Ne cherchez pas. Aujourd'hui le monde est laid et la vie ne le mérite pas. Nul être ne mérite ça. Bien sur le soleil et les sourires, les beaux actes et le progrès. Aujourd’hui, pour moi, dans cette humeur sombre et détachée, ils n'ont pas droit de cité. S'effacent devant les atrocités ou juste l'atroce banalité. Rien de ce qui est ou a été ne pourrait aujourd'hui légitimer.
Aujourd'hui le monde est laid.
Ne mérite que la langueur, à moitié pleine de rancœur mais surtout tout à fait désespérée. A quoi bon ? Le monde est laid.
Je sais la beauté, la bonté. Je sais m'émerveiller avec la candeur enchantée des enfants et des innocents. J'ai souri, plus souvent qu'à mon tour. Joui du moindre des plaisirs, d'un souffle de vent sur mes bras et d'un visage illuminé, de l'odeur d'un bouquet et du bonheur visible du chien sur le chemin. Je sais l'exaltation des sens et de l'esprit, de l'âme aussi, offerte par ce monde unique où l'on habite.
Et après ? Aujourd'hui le monde est laid.

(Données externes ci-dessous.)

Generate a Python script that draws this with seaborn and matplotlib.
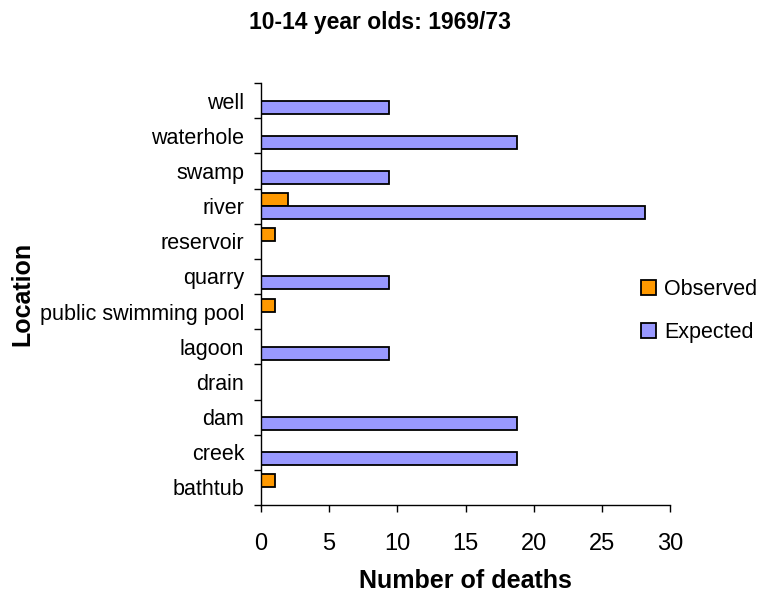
"""
Drowning deaths by location, 10-14 year olds, 1969/73
Observed vs expected counts as horizontal grouped bars.
"""

import numpy as np
import pandas as pd
import matplotlib
matplotlib.use("Agg")
import matplotlib.pyplot as plt
import seaborn as sns

# ─────────────────────────────────────────────
# Data (top of chart first)
# ─────────────────────────────────────────────
locations = ["well", "waterhole", "swamp", "river", "reservoir", "quarry",
             "public swimming pool", "lagoon", "drain", "dam", "creek", "bathtub"]
observed  = [0, 0, 0, 2, 1, 0, 1, 0, 0, 0, 0, 1]
expected  = [9.4, 18.8, 9.4, 28.2, 0, 9.4, 0, 9.4, 0, 18.8, 18.8, 0]
series    = ["Observed", "Expected"]
colors    = ["#FF9900", "#9999FF"]
x_ticks   = [0, 5, 10, 15, 20, 25, 30]

df = pd.DataFrame({
    "Location": locations * 2,
    "Series":   ["Observed"] * len(locations) + ["Expected"] * len(locations),
    "Deaths":   observed + expected,
})
# zero bars are not drawn in the original
df = df[df["Deaths"] > 0]

# ─────────────────────────────────────────────
# Plot
# ─────────────────────────────────────────────
sns.set_style("white")
plt.rcParams["font.family"] = ["Liberation Sans", "DejaVu Sans"]
plt.rcParams["text.color"] = "black"
plt.rcParams["axes.labelcolor"] = "black"
plt.rcParams["xtick.color"] = "black"
plt.rcParams["ytick.color"] = "black"

fig = plt.figure(figsize=(7.6, 5.98), dpi=100)
ax = fig.add_axes([261 / 760, 1 - 505 / 598, (670 - 261) / 760, (505 - 83) / 598])

sns.barplot(data=df, x="Deaths", y="Location", hue="Series",
            order=locations, hue_order=series, palette=colors,
            orient="h", width=0.74, edgecolor="black", linewidth=1.3,
            saturation=1, ax=ax)

ax.set_xlim(0, 30)
ax.set_ylim(len(locations) - 0.5, -0.5)
ax.set_xticks(x_ticks)
ax.set_xticklabels([str(t) for t in x_ticks], fontsize=17)

# labels in the middle of each band, tick marks on the band edges
ax.set_yticks(range(len(locations)))
ax.set_yticklabels(locations, fontsize=15.5)
ax.set_yticks(np.arange(-0.5, len(locations), 1.0), minor=True)
ax.tick_params(axis="y", which="major", left=False, length=0, pad=12)
ax.tick_params(axis="y", which="minor", left=True, length=5, width=1, direction="out")
ax.tick_params(axis="x", which="major", bottom=True, length=5, width=1, direction="out", pad=15)

for side in ["top", "right"]:
    ax.spines[side].set_visible(False)
for side in ["left", "bottom"]:
    ax.spines[side].set_color("black")
    ax.spines[side].set_linewidth(1)

ax.set_xlabel("Number of deaths", fontsize=18, fontweight="bold", labelpad=10)
ax.set_ylabel("Location", fontsize=18, fontweight="bold", labelpad=4)
fig.text(0.5, 1 - 23 / 598, "10-14 year olds: 1969/73",
         ha="center", va="center", fontsize=16.5, fontweight="bold")

handles, labels = ax.get_legend_handles_labels()
ax.legend(handles, labels, loc="center left", bbox_to_anchor=(626 / 760, 1 - 311 / 598),
          bbox_transform=fig.transFigure, frameon=False, fontsize=15.5,
          handlelength=0.68, handleheight=0.68, handletextpad=0.4, labelspacing=1.0,
          borderpad=0.2)

fig.savefig("out.png", dpi=100)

Ne semble mériter au mieux qu'un affaissement nonchalant, une faiblesse éhontée, l'absence absolue de toute autre volonté que de rester, allongé sans désir ni satisfaction espérée.
Pourquoi pas ? Il n'est rien aujourd'hui que le monde offre ou promette qui vaille que l'on s'y arrête.
Le monde ou peut-être ce que l'on en fait, c'est vrai. Mais y changer quoi que ce soit semble aujourd'hui infiniment hors de portée.
A quoi bon ? Au mieux tout ne fera que recommencer. Au pire rien n'aura vraiment changé.
Alors où a pu se mener le combat, la faiblesse étend ses droits. Où l'on a pu se dresser, lever bruyamment le poing ou oeuvrer laborieusement sans chercher témoin, ne reste que la langueur et l'envie d'immobilité. Dénervé, légèrement écœuré, sans énergie ni volonté.
Avoir rendu les armes sans même y penser. Avouer, assumer son incapacité. Ne voir que l'inutilité.
A quoi bon ? Aujourd'hui le monde est laid.
Laideur morale évidemment car rien n'est reproché aux arbres ou à l'eau, à la chienne qui gambade insouciante et heureuse du sentier. Où quotidiennement ces spectacles m'enchantent, ils n'évoquent aujourd'hui rien qui tente, me laissent aujourd'hui tout à fait froid.
Incapable du moindre émoi.
Le monde est laid, comme englué dans une laideur diffuse et multiforme qui pose un voile sur l'entièreté, voile de laideur généralisée masquant toute beauté en particulier.